Thursday, June 07, 2012

Bill Clinton: overrated


Toff Doctrine Monetary Policy From Alan Greenspan to Mario Draghi by Yglesias

Read the whole thing. Specifically about Clinton, Yglesias writes
A dangerous and telling precedent comes from the United States where it's widely believed that Alan Greenspan communicated to the Clinton administration that an agenda of deficit reduction would be rewarded with loose monetary policy while a non-approved agenda would be punished with tight money. This worked out well enough in the end because Clinton committed himself to Greenspanism, congressional Democrats more or less went along, and then Greenspan delivered the goods. As a result, Greenspan got to become the "maestro" and we enjoyed solid growth years. But imagine congress had balked, the deficit reduction package had failed, and then Greenspan tried to punish Congress with tight money. How would that have helped...

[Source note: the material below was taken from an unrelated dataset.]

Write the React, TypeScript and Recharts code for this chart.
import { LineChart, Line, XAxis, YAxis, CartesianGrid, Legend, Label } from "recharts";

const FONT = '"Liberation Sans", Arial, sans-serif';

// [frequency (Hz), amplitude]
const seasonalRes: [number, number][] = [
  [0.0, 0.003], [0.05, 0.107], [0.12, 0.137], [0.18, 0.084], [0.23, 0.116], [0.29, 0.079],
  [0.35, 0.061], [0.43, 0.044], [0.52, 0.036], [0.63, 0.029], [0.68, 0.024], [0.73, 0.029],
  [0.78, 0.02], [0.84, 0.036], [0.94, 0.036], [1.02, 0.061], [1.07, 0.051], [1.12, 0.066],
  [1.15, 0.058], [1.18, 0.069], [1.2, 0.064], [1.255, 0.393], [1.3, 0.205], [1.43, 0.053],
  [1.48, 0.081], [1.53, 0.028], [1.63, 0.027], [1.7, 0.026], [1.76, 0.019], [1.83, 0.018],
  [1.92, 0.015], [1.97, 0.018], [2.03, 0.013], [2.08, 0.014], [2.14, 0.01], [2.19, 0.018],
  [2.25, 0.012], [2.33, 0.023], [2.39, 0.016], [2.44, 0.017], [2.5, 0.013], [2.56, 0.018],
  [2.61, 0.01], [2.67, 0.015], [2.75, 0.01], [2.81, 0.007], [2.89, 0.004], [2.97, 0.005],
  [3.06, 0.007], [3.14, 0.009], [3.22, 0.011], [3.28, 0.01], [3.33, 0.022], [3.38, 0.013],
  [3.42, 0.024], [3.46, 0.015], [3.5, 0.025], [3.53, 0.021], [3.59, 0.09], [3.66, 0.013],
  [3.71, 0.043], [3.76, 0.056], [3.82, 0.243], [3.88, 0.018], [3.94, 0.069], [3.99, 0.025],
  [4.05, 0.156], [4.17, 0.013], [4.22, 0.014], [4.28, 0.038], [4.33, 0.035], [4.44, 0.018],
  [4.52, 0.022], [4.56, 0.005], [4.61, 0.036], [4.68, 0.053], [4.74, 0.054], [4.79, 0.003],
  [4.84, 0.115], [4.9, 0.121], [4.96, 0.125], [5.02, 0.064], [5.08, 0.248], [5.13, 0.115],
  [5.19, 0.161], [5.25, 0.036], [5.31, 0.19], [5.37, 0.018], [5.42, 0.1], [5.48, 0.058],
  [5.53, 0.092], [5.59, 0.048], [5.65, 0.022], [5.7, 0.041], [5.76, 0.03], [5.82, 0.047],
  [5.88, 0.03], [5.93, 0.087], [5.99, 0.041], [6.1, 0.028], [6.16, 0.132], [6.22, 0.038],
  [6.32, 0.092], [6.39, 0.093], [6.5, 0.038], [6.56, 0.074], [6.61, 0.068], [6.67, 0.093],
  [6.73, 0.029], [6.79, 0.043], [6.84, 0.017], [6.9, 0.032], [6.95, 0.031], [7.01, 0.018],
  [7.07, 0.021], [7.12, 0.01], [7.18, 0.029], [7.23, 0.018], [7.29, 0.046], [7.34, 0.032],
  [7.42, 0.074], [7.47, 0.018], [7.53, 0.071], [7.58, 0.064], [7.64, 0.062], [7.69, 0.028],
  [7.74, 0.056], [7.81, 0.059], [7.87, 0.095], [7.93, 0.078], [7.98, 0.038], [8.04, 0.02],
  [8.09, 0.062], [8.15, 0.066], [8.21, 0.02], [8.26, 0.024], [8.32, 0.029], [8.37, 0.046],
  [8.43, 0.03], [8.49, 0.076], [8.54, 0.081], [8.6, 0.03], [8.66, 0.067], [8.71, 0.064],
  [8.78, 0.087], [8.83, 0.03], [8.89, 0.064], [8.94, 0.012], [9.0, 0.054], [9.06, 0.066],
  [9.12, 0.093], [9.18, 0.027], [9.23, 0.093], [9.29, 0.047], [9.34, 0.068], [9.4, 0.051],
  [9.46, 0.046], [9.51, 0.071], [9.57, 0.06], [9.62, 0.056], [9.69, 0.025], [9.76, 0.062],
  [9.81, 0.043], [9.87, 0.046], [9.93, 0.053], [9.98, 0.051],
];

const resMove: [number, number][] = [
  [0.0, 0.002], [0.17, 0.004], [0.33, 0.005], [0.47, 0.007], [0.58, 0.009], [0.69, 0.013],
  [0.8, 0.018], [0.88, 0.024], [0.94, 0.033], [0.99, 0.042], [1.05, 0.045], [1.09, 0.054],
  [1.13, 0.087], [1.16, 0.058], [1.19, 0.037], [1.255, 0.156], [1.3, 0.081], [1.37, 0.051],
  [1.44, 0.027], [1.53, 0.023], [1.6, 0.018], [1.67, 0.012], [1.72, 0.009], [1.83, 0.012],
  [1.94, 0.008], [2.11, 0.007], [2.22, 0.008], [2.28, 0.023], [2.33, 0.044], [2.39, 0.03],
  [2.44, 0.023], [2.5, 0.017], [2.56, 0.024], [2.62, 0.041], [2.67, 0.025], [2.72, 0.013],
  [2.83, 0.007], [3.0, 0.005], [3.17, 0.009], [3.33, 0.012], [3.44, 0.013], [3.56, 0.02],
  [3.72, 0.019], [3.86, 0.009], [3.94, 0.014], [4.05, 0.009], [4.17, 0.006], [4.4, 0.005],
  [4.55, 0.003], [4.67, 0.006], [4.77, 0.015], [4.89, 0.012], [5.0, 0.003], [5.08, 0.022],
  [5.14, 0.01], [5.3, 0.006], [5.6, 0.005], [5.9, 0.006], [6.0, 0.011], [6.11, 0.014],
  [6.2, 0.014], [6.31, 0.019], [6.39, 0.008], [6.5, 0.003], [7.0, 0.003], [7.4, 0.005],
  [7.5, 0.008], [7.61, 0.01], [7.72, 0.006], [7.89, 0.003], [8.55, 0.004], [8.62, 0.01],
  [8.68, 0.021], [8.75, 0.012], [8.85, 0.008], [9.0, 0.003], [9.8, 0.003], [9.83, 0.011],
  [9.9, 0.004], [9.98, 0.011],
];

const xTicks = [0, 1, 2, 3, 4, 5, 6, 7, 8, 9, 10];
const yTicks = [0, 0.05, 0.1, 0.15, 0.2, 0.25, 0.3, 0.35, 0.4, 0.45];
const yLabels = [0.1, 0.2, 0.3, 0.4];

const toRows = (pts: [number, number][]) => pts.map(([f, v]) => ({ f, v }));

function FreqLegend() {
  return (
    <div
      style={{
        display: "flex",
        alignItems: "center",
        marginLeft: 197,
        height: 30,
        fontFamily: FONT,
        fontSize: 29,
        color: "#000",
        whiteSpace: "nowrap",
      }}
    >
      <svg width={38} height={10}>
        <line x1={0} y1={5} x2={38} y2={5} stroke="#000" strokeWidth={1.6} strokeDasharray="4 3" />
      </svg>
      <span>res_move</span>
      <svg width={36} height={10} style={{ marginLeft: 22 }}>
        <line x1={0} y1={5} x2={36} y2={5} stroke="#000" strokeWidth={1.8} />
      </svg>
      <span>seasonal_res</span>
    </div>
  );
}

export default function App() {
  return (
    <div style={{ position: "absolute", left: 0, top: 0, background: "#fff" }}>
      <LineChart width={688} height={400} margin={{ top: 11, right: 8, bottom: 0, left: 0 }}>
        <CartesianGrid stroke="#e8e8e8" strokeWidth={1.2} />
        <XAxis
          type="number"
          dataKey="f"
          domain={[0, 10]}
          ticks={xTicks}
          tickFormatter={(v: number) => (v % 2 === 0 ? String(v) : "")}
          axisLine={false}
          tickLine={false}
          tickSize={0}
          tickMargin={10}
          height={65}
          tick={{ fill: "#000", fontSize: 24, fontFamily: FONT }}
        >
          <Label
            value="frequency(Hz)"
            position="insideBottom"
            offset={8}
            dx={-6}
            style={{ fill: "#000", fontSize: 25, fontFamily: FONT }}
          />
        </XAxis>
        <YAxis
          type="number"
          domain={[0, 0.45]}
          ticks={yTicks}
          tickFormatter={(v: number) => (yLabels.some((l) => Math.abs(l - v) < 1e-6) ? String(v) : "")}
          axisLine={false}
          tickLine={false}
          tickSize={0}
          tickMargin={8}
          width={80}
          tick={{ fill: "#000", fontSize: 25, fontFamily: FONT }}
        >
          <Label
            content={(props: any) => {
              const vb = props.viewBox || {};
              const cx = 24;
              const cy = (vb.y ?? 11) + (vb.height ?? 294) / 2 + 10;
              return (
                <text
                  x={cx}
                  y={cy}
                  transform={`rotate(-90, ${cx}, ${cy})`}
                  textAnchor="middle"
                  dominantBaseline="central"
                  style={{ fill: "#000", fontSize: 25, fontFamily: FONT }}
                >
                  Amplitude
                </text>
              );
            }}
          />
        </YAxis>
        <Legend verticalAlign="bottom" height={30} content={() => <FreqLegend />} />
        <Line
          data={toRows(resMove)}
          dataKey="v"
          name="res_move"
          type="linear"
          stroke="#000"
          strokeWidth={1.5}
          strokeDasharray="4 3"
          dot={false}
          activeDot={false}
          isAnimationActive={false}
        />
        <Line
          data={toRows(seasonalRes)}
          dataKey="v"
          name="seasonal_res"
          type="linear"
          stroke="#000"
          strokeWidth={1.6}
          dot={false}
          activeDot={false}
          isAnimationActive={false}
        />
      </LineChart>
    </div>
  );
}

If Clinton's Economic Record Is Viewed Positively, Then It Speaks to the Horrible State of Economic Reporting by Dean Baker
The Post told readers that Bill Clinton is an effective spokesperson for President Obama in part because:
"Clinton himself presided over an economic boom and a balanced budget gives him credibility to make the case against Romney and the Republicans."
Actually, the seeds of the current disaster were put in place by the policies of the Clinton administration. President Clinton did nothing to try to check the rise of the stock bubble. Its collapse in 2000-2002 led to the longest period without job creation since the Great Depression, until the current downturn.
The economy only recovered from this downturn and began creating jobs again with the rise of the housing bubble. The burst of that bubble of course gave us our current downturn.